As a rule, I resist the temptation to buy personal items when overseas, being wary of the difficulty involved in returning such a purchase. On this trip, however, I made an exception in Cambridge when I purchased a cardigan from a John Lewis store (https://www.johnlewis.com).

It wasn’t until I had moved on to Bristol that I discovered, to my horror, that an anti-theft tag was left on the garment. Apparently the tag had escaped the attention of the check-out clerk, and I, the hapless tourist, failed to notice.

I had two days left in England, and there followed a frantic pursuit to resolve the problem. I received an email from John Lewis that the tag could be removed only at one of its stores. I returned to the U.S. with the cardigan and its tag.

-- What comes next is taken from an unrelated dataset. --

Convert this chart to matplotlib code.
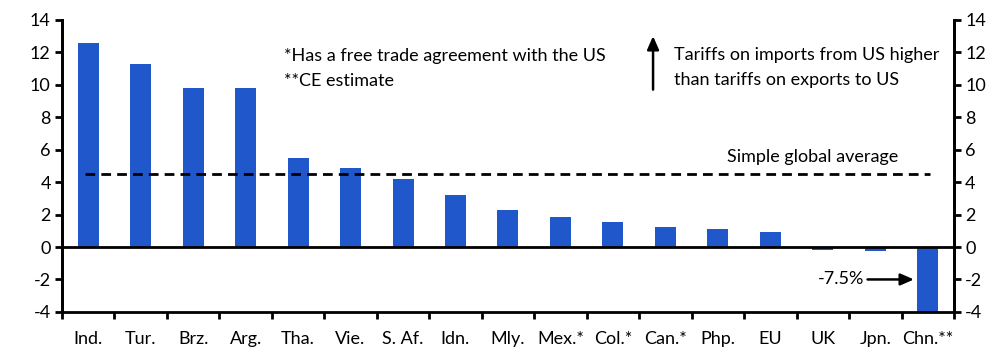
import numpy as np
from matplotlib import pyplot as plt

countries = ["Ind.", "Tur.", "Brz.", "Arg.", "Tha.", "Vie.", "S. Af.", "Idn.", "Mly.",
             "Mex.*", "Col.*", "Can.*", "Php.", "EU", "UK", "Jpn.", "Chn.**"]
tariff_gap = [12.6, 11.3, 9.8, 9.8, 5.5, 4.9, 4.2, 3.2, 2.3,
              1.85, 1.55, 1.25, 1.1, 0.9, -0.2, -0.25, -7.5]
global_avg = 4.5

plt.rcParams["font.family"] = ["Lato", "DejaVu Sans"]
plt.rcParams["axes.unicode_minus"] = False
fs = 13

fig = plt.figure(figsize=(9.98, 3.61), dpi=100)
ax = fig.add_axes([0.062, 0.136, 0.894, 0.809])

x = np.arange(len(countries))
ax.bar(x, tariff_gap, width=0.4, color="#2058cc", zorder=2)
ax.axhline(0, color="k", lw=2, zorder=3)
ax.plot([x[0] - 0.05, x[-1] + 0.05], [global_avg, global_avg], color="k", lw=2,
        dashes=(3.5, 2.2), zorder=3)

ax.set_xlim(-0.5, len(countries) - 0.5)
ax.set_ylim(-4, 14)
ax.set_yticks(range(-4, 15, 2))
ax.set_xticks(x)
ax.set_xticklabels(countries)
ax.set_xticks(np.arange(-0.5, len(countries), 1), minor=True)

ax2 = ax.twinx()
ax2.set_ylim(-4, 14)
ax2.set_yticks(range(-4, 15, 2))

for a in (ax, ax2):
    a.spines["top"].set_visible(False)
    for s in ("left", "right", "bottom"):
        a.spines[s].set_linewidth(2)
    a.tick_params(axis="y", direction="out", length=5, width=2, labelsize=fs, pad=3)
ax2.spines["bottom"].set_visible(False)
ax.tick_params(axis="x", which="major", length=0, labelsize=fs, pad=14)
ax.tick_params(axis="x", which="minor", direction="out", length=5, width=2)

head = "-|>,head_width=0.35,head_length=0.8"
tr = ax.get_yaxis_transform()
ax.text(0.249, 11.75, "*Has a free trade agreement with the US", transform=tr,
        fontsize=fs, va="center", ha="left")
ax.text(0.249, 10.25, "**CE estimate", transform=tr, fontsize=fs, va="center", ha="left")
ax.annotate("", xy=(0.6626, 13.0), xytext=(0.6626, 9.7), xycoords=tr,
            arrowprops=dict(arrowstyle=head, color="k", lw=1.8, shrinkA=0, shrinkB=0))
ax.text(0.686, 11.85, "Tariffs on imports from US higher", transform=tr,
        fontsize=fs, va="center", ha="left")
ax.text(0.686, 10.3, "than tariffs on exports to US", transform=tr,
        fontsize=fs, va="center", ha="left")
ax.text(0.841, 5.55, "Simple global average", transform=tr, fontsize=fs, va="center", ha="center")
ax.text(0.899, -2.0, "-7.5%", transform=tr, fontsize=fs, va="center", ha="right")
ax.annotate("", xy=(0.955, -2.0), xytext=(0.903, -2.0), xycoords=tr,
            arrowprops=dict(arrowstyle=head, color="k", lw=1.8, shrinkA=0, shrinkB=0))

fig.savefig("out.png", dpi=100)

I emailed them again after returning to the U.S., and a representative wrote back to ask for my postal address and other information. We will see what happens next. Sometimes little misadventures like this add spice to the fun of traveling, but from now on I will always remember to check my purchases.

Mei-Ling L. Liu

Arroyo Grande, Calif.

A place in history

Jessica Gelt’s “No Hustle, No Bustle” [May 20] on sleepy Arroyo Grande, Calif., omitted what I think must be the best part of this tiny historic village.

The old town showcases numerous restored buildings dating from the early 1800s throughout a five-block area that chronicles the exciting history of early California. Turn-of-the-century restored homes, museums and old western businesses makes it a lively walk back in history for everyone. I call it a live ghost town without the ghosts.

Ray Holm

Westlake Village

Up, up and away

“Reach for it, mister” is a phrase one would associate with the Old West. Nowadays, it pertains to how high can man go and still be on the ground. Translation: The structures now being built are reaching for the sky like the new Tokyo Skytree, the world’s highest tower at 2,080 feet [“Just Call Them Tall,” June 3]. Not to be confused with the world’s tallest building, the Burj Khalifa at 2,727 feet, both these entities are pushing the clouds. A few years ago when I was in Vegas I took the elevator to the top of the Stratosphere hotel and felt as though I was in a stationary plane at 1,149 feet up. I can’t imagine being more than 2,700 feet high unless I’m on a mountain or in an airplane. If the buildings get any higher, they shouldn’t rule out the possibility of building a winter snow lodge at the top. So when I hear, “Reach for it, mister,” I need not look any further than “up.”

Bill Spitalnick

Newport Beach

Sheltering harbor

I just want to say thank you to Susan Spano for writing the article on Gig Harbor [“A Swell Time in the Cove,” June 3]. It brightened my day, as it’s my hometown. I’ve been in L.A. for almost seven years but spent my entire childhood there. It really is a great town to visit, as all the residents and shop owners do their best to preserve the small-town look and feel (although big-box corporate establishments are forcing their way in). I really appreciate the kind words said about my home.